Чтобы лучше просматривать омурамбу, командир настоял на том, чтобы взобраться на одно из молодых деревьев мопане, что сопровождалось большим количеством пыхтения, кряхтения и ругани. Среди всей этой суматохи я вдруг услышал другой звук, доносившийся с того направления, где находилась остальная часть нашей группы. Поначалу он напоминал далекий лай собак, но мы быстро распознали в нем крики людей, приближавшихся к укрытию. Раздалось несколько выстрелов, и мы вдвоем начали бежать обратно к своим товарищам.
К тому времени, когда мы достигли оставшейся группы, стычка переросла в полномасштабный бой. Мы автоматически начали отходить и перешли к хорошо отработанному порядку действий в «боевых двойках» (или «огонь-движение», когда один человек в паре передвигался под прикрытием огня своего товарища), в итоге разделившись на две группы, чтобы отходить в сторону обоих флангов наступающего противника. Вскоре моя подгруппа оказалась вне линии огня, и мы совершили отход, обогнув наступающего противника по кругу.

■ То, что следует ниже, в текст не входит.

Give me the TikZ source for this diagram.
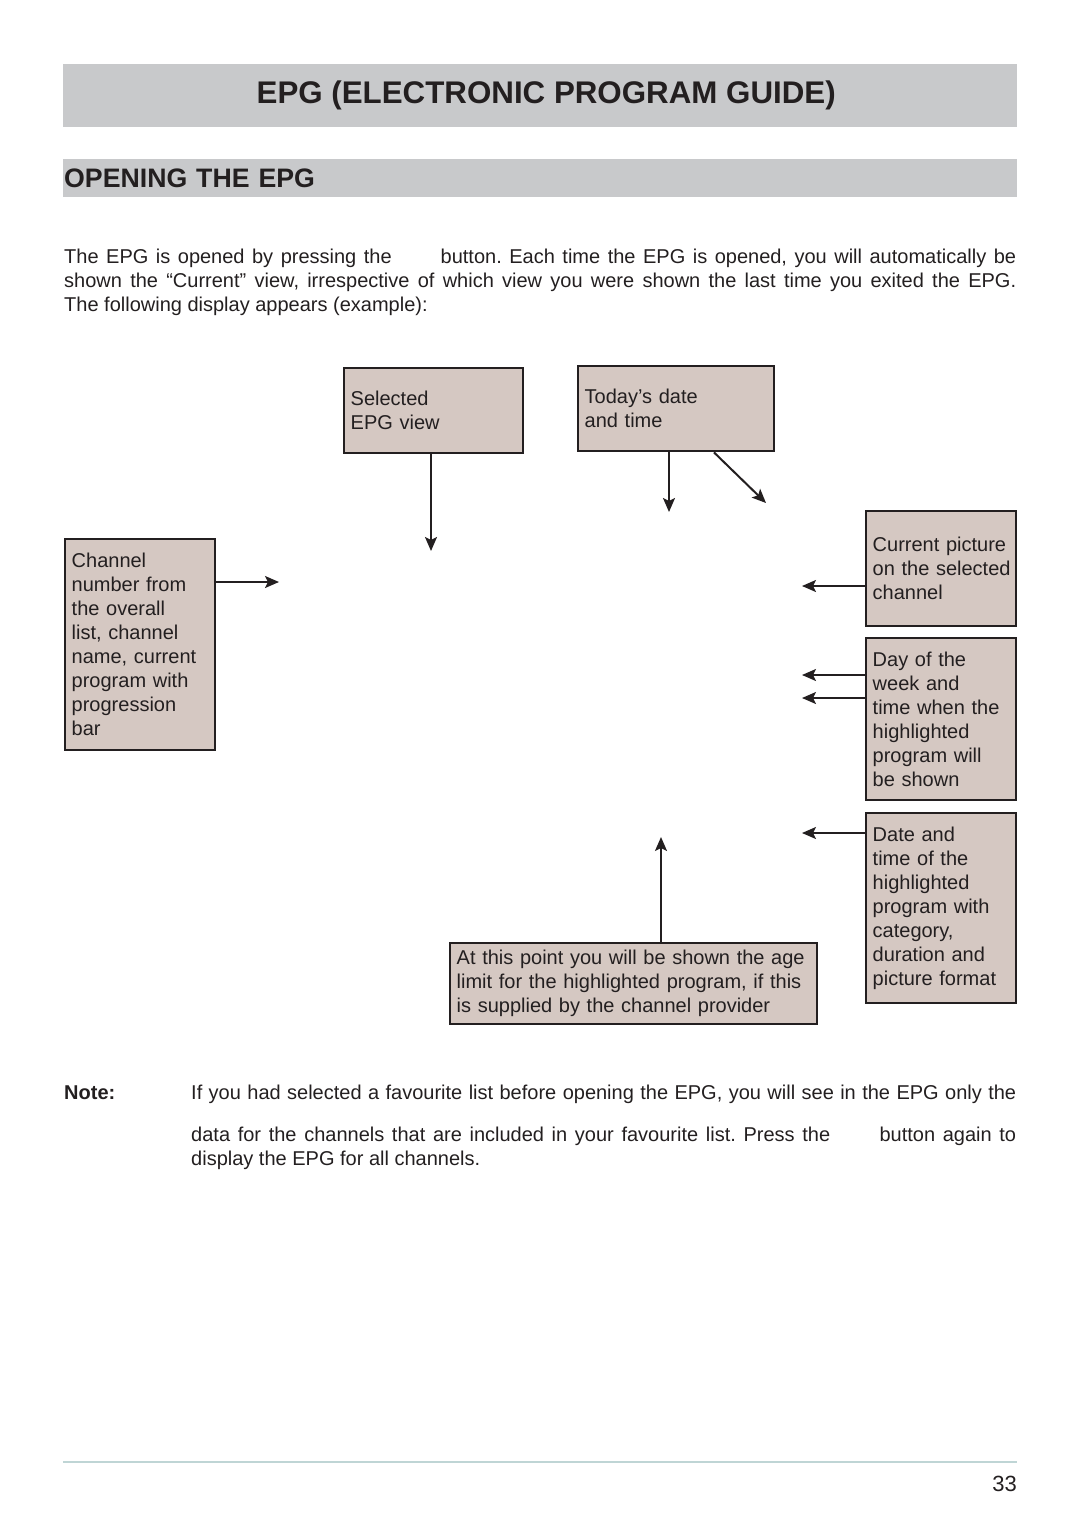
\documentclass[tikz,border=0pt]{standalone}
\usepackage{fontspec}
\setmainfont{Liberation Sans}
\usetikzlibrary{arrows.meta,calc}
\definecolor{ink}{HTML}{231F20}
\definecolor{boxfill}{HTML}{D5C8C2}
\definecolor{headfill}{HTML}{C8C9CB}
\definecolor{rulecol}{HTML}{BFD5D5}
\newcommand\bl[1]{\mbox{#1}}
\frenchspacing
\begin{document}
\begin{tikzpicture}[x=1pt,y=-1pt,
  txt/.style={font=\fontsize{20}{24}\selectfont, text=ink, inner sep=0pt},
  callout/.style={draw=ink, line width=2.4pt, fill=boxfill, font=\fontsize{20}{24}\selectfont,
    text=ink, align=left, inner xsep=6.5pt, inner ysep=0pt, anchor=north west},
  arr/.style={draw=ink, line width=2pt, -{Stealth[length=14pt,width=12pt,inset=3pt]}},
  headbar/.style={fill=headfill, anchor=north west, inner sep=0pt, text=ink},
]
\useasboundingbox (0,0) rectangle (1080,1524);

% headings
\node[headbar, minimum width=954pt, minimum height=63pt,
  font=\fontsize{31.3}{36}\selectfont\bfseries] (head) at (63,64)
  {\hspace*{12pt}EPG (ELECTRONIC PROGRAM GUIDE)};
\node[headbar, minimum width=954pt, minimum height=38pt, inner xsep=1pt,
  text width=952pt, align=left, font=\fontsize{26.7}{30}\selectfont\bfseries] (sub) at (63,159)
  {OPENING THE EPG};

% intro paragraph
\node[txt, anchor=base west] (p1) at (64,263)
  {\makebox[952pt][s]{The EPG is opened by pressing the \hspace{34pt} button. Each time the EPG is opened, you will automatically be}};
\node[txt, anchor=base west] (p2) at (64,287)
  {\makebox[952pt][s]{shown the “Current” view, irrespective of which view you were shown the last time you exited the EPG.}};
\node[txt, anchor=base west] (p3) at (64,311)
  {The following display appears (example):};

% callout boxes
\node[callout, minimum width=179pt, minimum height=85pt, text width=166pt] (sel) at (343,367)
  {\bl{Selected}\\\bl{EPG view}};
\node[callout, minimum width=196pt, minimum height=85pt, text width=183pt] (today) at (577,365)
  {\bl{Today’s date}\\\bl{and time}};
\node[callout, minimum width=150pt, minimum height=211pt, text width=137pt] (chan) at (64,538)
  {\bl{Channel}\\\bl{number from}\\\bl{the overall}\\\bl{list, channel}\\\bl{name, current}\\\bl{program with}\\\bl{progression}\\\bl{bar}};
\node[callout, minimum width=150pt, minimum height=115pt, text width=137pt] (cur) at (865,510)
  {\bl{Current picture}\\\bl{on the selected}\\\bl{channel}};
\node[callout, minimum width=150pt, minimum height=162pt, text width=137pt] (day) at (865,637)
  {\bl{Day of the}\\\bl{week and}\\\bl{time when the}\\\bl{highlighted}\\\bl{program will}\\\bl{be shown}};
\node[callout, minimum width=150pt, minimum height=190pt, text width=137pt] (date) at (865,812)
  {\bl{Date and}\\\bl{time of the}\\\bl{highlighted}\\\bl{program with}\\\bl{category,}\\\bl{duration and}\\\bl{picture format}};
\node[callout, minimum width=367pt, minimum height=81pt, text width=354pt] (age) at (449,942)
  {\bl{At this point you will be shown the age}\\\bl{limit for the highlighted program, if this}\\\bl{is supplied by the channel provider}};

% connector free ends
\coordinate (tsel) at (431,551);
\coordinate (ttoday) at (669,512);
\coordinate (tdiag) at (766,503);
\coordinate (tchan) at (279,582);
\coordinate (tcur) at (802,586);
\coordinate (tday1) at (802,675);
\coordinate (tday2) at (802,698);
\coordinate (tdate) at (802,833);
\coordinate (tage) at (661,837);

\draw[arr] (sel.south -| tsel) -- (tsel);
\draw[arr] (today.south -| ttoday) -- (ttoday);
\draw[arr] ($(today.south west)+(137,0)$) -- (tdiag);
\draw[arr] (chan.east |- tchan) -- (tchan);
\draw[arr] (cur.west |- tcur) -- (tcur);
\draw[arr] (day.west |- tday1) -- (tday1);
\draw[arr] (day.west |- tday2) -- (tday2);
\draw[arr] (date.west |- tdate) -- (tdate);
\draw[arr] (age.north -| tage) -- (tage);

% note
\node[txt, anchor=base west, font=\fontsize{20}{24}\selectfont\bfseries] (note) at (64,1099) {Note:};
\node[txt, anchor=base west] (n1) at (191,1099)
  {\makebox[825pt][s]{If you had selected a favourite list before opening the EPG, you will see in the EPG only the}};
\node[txt, anchor=base west] (n2) at (191,1141)
  {\makebox[825pt][s]{data for the channels that are included in your favourite list. Press the \hspace{34pt} button again to}};
\node[txt, anchor=base west] (n3) at (191,1165)
  {display the EPG for all channels.};

% footer
\draw[rulecol, line width=2.5pt] (63,1462) -- (1017,1462);
\node[txt, anchor=base east, font=\fontsize{22}{26}\selectfont] (pg) at (1017,1491) {33};
\end{tikzpicture}
\end{document}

Командиру разведгруппы, Ксиватче, и третьему военнослужащему повезло меньше. К тому времени они оказались напротив открытой омурамбы на своем правом фланге, и в результате им пришлось отходить, находясь прямо на линии огня. Командир группы, не зная, погибли мы или продолжаем действовать, понял, что ему необходимо «качать» радиосвязь, чтобы вызвать силы быстрого реагирования, однако теперь они оказались прижатыми к открытому сухому руслу, не имея возможности выйти из боя.